Judge Tosses Bias Claim Against Fla. Fire Dept.

     (CN) – Black firefighters in Jacksonville, Florida waited too long to enforce an order that required an equal number of black and white firefighters are hired in the city, a federal judge ruled.
     Olivette Coffey Jr., a black man with military firefighting experience, sued Dwight Braddy and other members of the city’s Civil Service Board for rejecting his application. He claims their hiring practices violated his civil rights.

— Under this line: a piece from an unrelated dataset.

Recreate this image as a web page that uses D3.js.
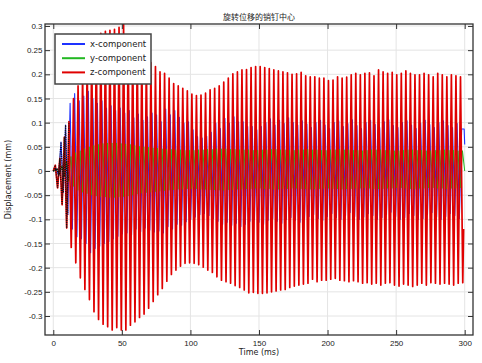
<!DOCTYPE html>
<html lang="en">
<head>
<meta charset="UTF-8">
<title>旋转位移的销钉中心</title>
<script src="https://d3js.org/d3.v7.min.js"></script>
<style>
  body { margin: 0; background: #fff; font-family: "DejaVu Sans", sans-serif; }
  .tick text { font-size: 8px; fill: #222; }
  .grid line { stroke: #e4e4e4; stroke-width: 1; }
</style>
</head>
<body>
<div id="chart"></div>
<script>
// Peak values read per oscillation cycle (one max and one min per cycle)
const period = 3.32; // ms between successive peaks of the same sign

// z-component (red)
const zTop = [0.012, 0.026, 0.07, 0.102, 0.150, 0.176, 0.205, 0.232, 0.255, 0.27,
  0.285, 0.289, 0.291, 0.293, 0.297, 0.303, 0.280, 0.266, 0.254, 0.244,
  0.233, 0.224, 0.216, 0.205, 0.202, 0.192, 0.181, 0.176, 0.171, 0.166,
  0.159, 0.156, 0.157, 0.161, 0.168, 0.171, 0.176, 0.184, 0.192, 0.201,
  0.205, 0.209, 0.210, 0.214, 0.216, 0.216, 0.214, 0.212, 0.209, 0.207,
  0.205, 0.203, 0.200, 0.201, 0.204, 0.197, 0.195, 0.195, 0.192, 0.192,
  0.187, 0.188, 0.195, 0.192, 0.194, 0.199, 0.202, 0.199, 0.202, 0.203,
  0.197, 0.209, 0.205, 0.202, 0.204, 0.199, 0.202, 0.207, 0.202, 0.199,
  0.199, 0.202, 0.199, 0.195, 0.202, 0.199, 0.195, 0.199, 0.197, 0.195];
const zBot = [-0.035, -0.07, -0.118, -0.158, -0.19, -0.221, -0.245, -0.266, -0.291, -0.307,
  -0.317, -0.322, -0.329, -0.324, -0.329, -0.329, -0.319, -0.312, -0.303, -0.296,
  -0.284, -0.27, -0.256, -0.243, -0.228, -0.214, -0.205, -0.197, -0.191, -0.19,
  -0.191, -0.194, -0.199, -0.205, -0.21, -0.219, -0.226, -0.229, -0.232, -0.237,
  -0.241, -0.246, -0.252, -0.251, -0.253, -0.253, -0.252, -0.25, -0.248, -0.246,
  -0.245, -0.241, -0.238, -0.236, -0.234, -0.232, -0.224, -0.229, -0.226, -0.226,
  -0.224, -0.222, -0.226, -0.227, -0.229, -0.227, -0.229, -0.232, -0.231, -0.234,
  -0.232, -0.236, -0.232, -0.231, -0.236, -0.238, -0.234, -0.236, -0.239, -0.236,
  -0.232, -0.236, -0.231, -0.232, -0.234, -0.232, -0.234, -0.236, -0.232, -0.231];

// x-component (blue)
const xTop = [0.005, 0.06, 0.095, 0.14, 0.16, 0.145, 0.155, 0.165, 0.15, 0.14,
  0.145, 0.13, 0.135, 0.125, 0.13, 0.12, 0.125, 0.11, 0.118, 0.105,
  0.112, 0.12, 0.116, 0.102, 0.128, 0.116, 0.125, 0.111, 0.099, 0.102,
  0.085, 0.071, 0.068, 0.072, 0.08, 0.099, 0.088, 0.109, 0.099, 0.112,
  0.102, 0.102, 0.092, 0.092, 0.085, 0.092, 0.1, 0.108, 0.095, 0.105,
  0.098, 0.11, 0.1, 0.095, 0.104, 0.097, 0.09, 0.1, 0.105, 0.095,
  0.088, 0.1, 0.104, 0.092, 0.098, 0.106, 0.094, 0.088, 0.1, 0.105,
  0.096, 0.09, 0.102, 0.106, 0.094, 0.09, 0.1, 0.104, 0.095, 0.088,
  0.099, 0.105, 0.096, 0.09, 0.1, 0.104, 0.094, 0.09, 0.098, 0.087];
const xBot = [-0.01, -0.045, -0.09, -0.12, -0.136, -0.14, -0.15, -0.169, -0.16, -0.155,
  -0.15, -0.146, -0.14, -0.135, -0.13, -0.128, -0.132, -0.12, -0.125, -0.118,
  -0.122, -0.126, -0.124, -0.128, -0.115, -0.12, -0.11, -0.112, -0.105, -0.1,
  -0.095, -0.09, -0.088, -0.092, -0.098, -0.104, -0.11, -0.106, -0.112, -0.108,
  -0.115, -0.11, -0.104, -0.1, -0.106, -0.11, -0.102, -0.098, -0.104, -0.108,
  -0.1, -0.096, -0.102, -0.106, -0.098, -0.094, -0.09, -0.098, -0.102, -0.094,
  -0.088, -0.096, -0.1, -0.092, -0.086, -0.094, -0.1, -0.095, -0.088, -0.092,
  -0.1, -0.096, -0.09, -0.085, -0.094, -0.1, -0.096, -0.088, -0.092, -0.1,
  -0.098, -0.09, -0.086, -0.095, -0.1, -0.094, -0.088, -0.092, -0.098, -0.094];

// y-component (green)
const yTop = [0.004, 0.01, 0.02, 0.03, 0.038, 0.042, 0.046, 0.05, 0.053, 0.055,
  0.057, 0.058, 0.058, 0.058, 0.057, 0.056, 0.055, 0.053, 0.051, 0.05,
  0.049, 0.048, 0.047, 0.046, 0.045, 0.045, 0.044, 0.044, 0.043, 0.043,
  0.043, 0.044, 0.044, 0.045, 0.045, 0.046, 0.046, 0.046, 0.045, 0.045,
  0.044, 0.044, 0.044, 0.043, 0.043, 0.044, 0.044, 0.045, 0.045, 0.044,
  0.044, 0.043, 0.043, 0.044, 0.044, 0.045, 0.044, 0.044, 0.043, 0.043,
  0.044, 0.044, 0.045, 0.044, 0.044, 0.043, 0.043, 0.042, 0.043, 0.044,
  0.044, 0.044, 0.043, 0.043, 0.042, 0.042, 0.043, 0.044, 0.044, 0.043,
  0.043, 0.042, 0.042, 0.043, 0.043, 0.044, 0.043, 0.043, 0.042, 0.042];
const yBot = [-0.005, -0.012, -0.022, -0.032, -0.04, -0.044, -0.047, -0.05, -0.052, -0.053,
  -0.054, -0.055, -0.055, -0.054, -0.053, -0.052, -0.05, -0.048, -0.046, -0.045,
  -0.044, -0.043, -0.042, -0.041, -0.04, -0.039, -0.038, -0.038, -0.037, -0.037,
  -0.037, -0.038, -0.038, -0.039, -0.039, -0.04, -0.04, -0.039, -0.039, -0.038,
  -0.038, -0.037, -0.037, -0.036, -0.036, -0.037, -0.037, -0.038, -0.038, -0.037,
  -0.037, -0.036, -0.036, -0.037, -0.037, -0.038, -0.037, -0.037, -0.036, -0.036,
  -0.037, -0.037, -0.038, -0.037, -0.037, -0.036, -0.036, -0.035, -0.036, -0.037,
  -0.037, -0.037, -0.036, -0.036, -0.035, -0.035, -0.036, -0.037, -0.037, -0.036,
  -0.036, -0.035, -0.035, -0.036, -0.036, -0.037, -0.036, -0.036, -0.035, -0.035];

const xTicks = [0, 50, 100, 150, 200, 250, 300];
const yTicks = [-0.3, -0.25, -0.2, -0.15, -0.1, -0.05, 0, 0.05, 0.1, 0.15, 0.2, 0.25, 0.3];

const series = [
  { name: "x-component", color: "#1e32ff", top: xTop, bot: xBot, phase: 2.3, end: [[299.6, 0.087], [300, 0.055]], w: 1.1 },
  { name: "y-component", color: "#22b822", top: yTop, bot: yBot, phase: 2.9, end: [[300, 0.0]], w: 1.0 },
  { name: "z-component", color: "#e00000", top: zTop, bot: zBot, phase: 1.46, end: [[299.2, -0.12]], w: 1.7 }
];

// Build peak-to-peak paths
series.forEach(s => {
  const pts = [[0, 0]];
  const n = Math.min(s.top.length, s.bot.length);
  for (let k = 0; k < n; k++) {
    pts.push([s.phase + period * k, s.top[k]]);
    pts.push([s.phase + period * (k + 0.5), s.bot[k]]);
  }
  s.points = pts.filter(p => p[0] < 299).concat(s.end);
});

const W = 482, H = 363;
const margin = { top: 24, right: 9, bottom: 28, left: 45 };
const width = W - margin.left - margin.right;
const height = H - margin.top - margin.bottom;

const svg = d3.select("#chart").append("svg")
  .attr("width", W).attr("height", H);

const g = svg.append("g")
  .attr("transform", `translate(${margin.left},${margin.top})`);

const x = d3.scaleLinear().domain([-6.05, 306.06]).range([0, width]);
const y = d3.scaleLinear().domain([-0.3393, 0.3041]).range([height, 0]);

// grid
g.append("g").attr("class", "grid")
  .selectAll("line").data(xTicks).join("line")
  .attr("x1", d => x(d)).attr("x2", d => x(d))
  .attr("y1", 0).attr("y2", height);
g.append("g").attr("class", "grid")
  .selectAll("line").data(yTicks).join("line")
  .attr("y1", d => y(d)).attr("y2", d => y(d))
  .attr("x1", 0).attr("x2", width);

// data
g.append("clipPath").attr("id", "clip")
  .append("rect").attr("width", width).attr("height", height);

const line = d3.line().x(d => x(d[0])).y(d => y(d[1]));
const plot = g.append("g").attr("clip-path", "url(#clip)");

series.forEach(s => {
  plot.append("path")
    .attr("d", line(s.points))
    .attr("fill", "none")
    .attr("stroke", s.color)
    .attr("stroke-width", s.w)
    .attr("stroke-linejoin", "round");
});

// early dense time steps show up as dark dotted strokes
series.forEach(s => {
  plot.append("path")
    .attr("d", line(s.points.filter(p => p[0] <= 11.5)))
    .attr("fill", "none")
    .attr("stroke", "#111")
    .attr("stroke-width", 1.3)
    .attr("stroke-dasharray", "1,1.2");
});

// axes (ticks pointing inward on all four sides)
const fmt = d => d3.format("")(+d.toFixed(2)).replace("−", "-");
g.append("g").attr("transform", `translate(0,${height})`)
  .call(d3.axisBottom(x).tickValues(xTicks).tickSize(-5).tickPadding(5))
  .call(a => a.select(".domain").remove());
g.append("g")
  .call(d3.axisTop(x).tickValues(xTicks).tickSize(-5).tickFormat(""))
  .call(a => a.select(".domain").remove());
g.append("g")
  .call(d3.axisLeft(y).tickValues(yTicks).tickSize(-5).tickPadding(2.5).tickFormat(fmt))
  .call(a => a.select(".domain").remove());
g.append("g").attr("transform", `translate(${width},0)`)
  .call(d3.axisRight(y).tickValues(yTicks).tickSize(-5).tickFormat(""))
  .call(a => a.select(".domain").remove());
g.selectAll(".tick line").attr("stroke", "#333");

g.append("rect")
  .attr("width", width).attr("height", height)
  .attr("fill", "none").attr("stroke", "#333").attr("stroke-width", 1.3);

// titles
svg.append("text")
  .attr("x", margin.left + width / 2).attr("y", 19.5)
  .attr("text-anchor", "middle")
  .style("font-family", "'Noto Sans CJK SC', sans-serif")
  .style("font-size", "8px").attr("fill", "#222")
  .text("旋转位移的销钉中心");

svg.append("text")
  .attr("x", margin.left + width / 2).attr("y", 355)
  .attr("text-anchor", "middle")
  .style("font-size", "8px").attr("fill", "#222")
  .text("Time (ms)");

svg.append("text")
  .attr("transform", `translate(10.5,${margin.top + height / 2}) rotate(-90)`)
  .attr("text-anchor", "middle")
  .style("font-size", "8px").attr("fill", "#222")
  .text("Displacement (mm)");

// legend
const lg = svg.append("g").attr("transform", "translate(55,34)");
lg.append("rect").attr("width", 96).attr("height", 50)
  .attr("fill", "#fff").attr("stroke", "#444").attr("stroke-width", 1.5);
series.forEach((s, i) => {
  const yy = 10 + i * 14.2;
  lg.append("line").attr("x1", 7).attr("x2", 30).attr("y1", yy).attr("y2", yy)
    .attr("stroke", s.color).attr("stroke-width", 2);
  lg.append("text").attr("x", 35).attr("y", yy + 3)
    .style("font-size", "8.5px").attr("fill", "#222")
    .text(s.name);
});
</script>
</body>
</html>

     After years of complaints of racial discrimination by the City of Jacksonville fire department, a federal court entered a consent decree in 1982 requiring the city to hire “an equal number of blacks and whites until the ratio of black fire fighters to white fire fighters reflects the ratio of black citizens to white citizens in the City of Jacksonville.”
     According to the order, the city complied until 1992 when, without notice, it simply stopped following the court’s decree. Immediately, the hiring of black firefighter plummeted, according to the plaintiff.
     Coffey claimed that between 1992 and 1997, the City hired 136 firefighters, yet only one was black and that, after 1997, the number of black firefighters hired continued to be far below the number of white firefighters hired, in contravention of the decree’s one to one hiring dictate.
     But it was not until 2007 when Coffey decided to hold the city accountable.
     In the class action suit, Coffey sought to represent a class of the black residents of the city who desired to have their homes and neighborhoods protected by a fire department whose members reflected the Jacksonville’s racial and ethnic diversity, as well as applicants and potential applicants whose applications had been or would be denied because of the fire department’s discriminatory hiring process.
     Coffey sought declaratory and injunctive relief under the due process and equal protection clauses of the Fourteenth Amendment, and under the Florida Constitution and Florida law.
     But while U.S. District Judge Timothy Corrigan conceded that the city may have been wrong when it stopped following the order without notice 15 years ago, he held that occurred too long ago to hold anyone accountable.
     “The City stopped complying in 1992, it gave no notice to the Court, the lawyers for the plaintiff class, the public and perhaps even the City Council and the Mayor. If true, the City’s action was unacceptable and potentially contumacious. The City should have asked the Court to modify or dissolve the decree if it thought it had achieved compliance,” Judge Corrigan wrote.
     “If this was 1992, 1993, or 1994 (or perhaps even somewhat later) the Court could consider whether to hold the City in contempt or whether to dissolve or modify the decree,” the judge continued. “But the City argues that, even if it was in violation, by waiting fifteen years to raise the issue, the gaps in the record are such that the City cannot defend itself, and plaintiffs are therefore barred by laches from obtaining any relief.
     “While the City did not make any announcement either before or at the time it stopped following the decree, that soon became common knowledge. African-American firefighters, the Jacksonville Brotherhood of Firefighters, their lawyer … and other interested parties knew early on that the City had ceased complying without seeking Court approval, but the plaintiffs waited fifteen years to resurrect the matter.”
     “Absolutely nothing prevented plaintiffs from returning to Court in the early 1990’s seeking to hold the City in contempt; thus the plaintiffs’ delay was “not excusable.” And now it is too late,” Corrigan wrote.
     He therefore had no choice, he said, but to deny Coffey’s motion to hold the City of Jacksonville in contempt and granted The City’s motion to dissolve the decree and dismiss this case.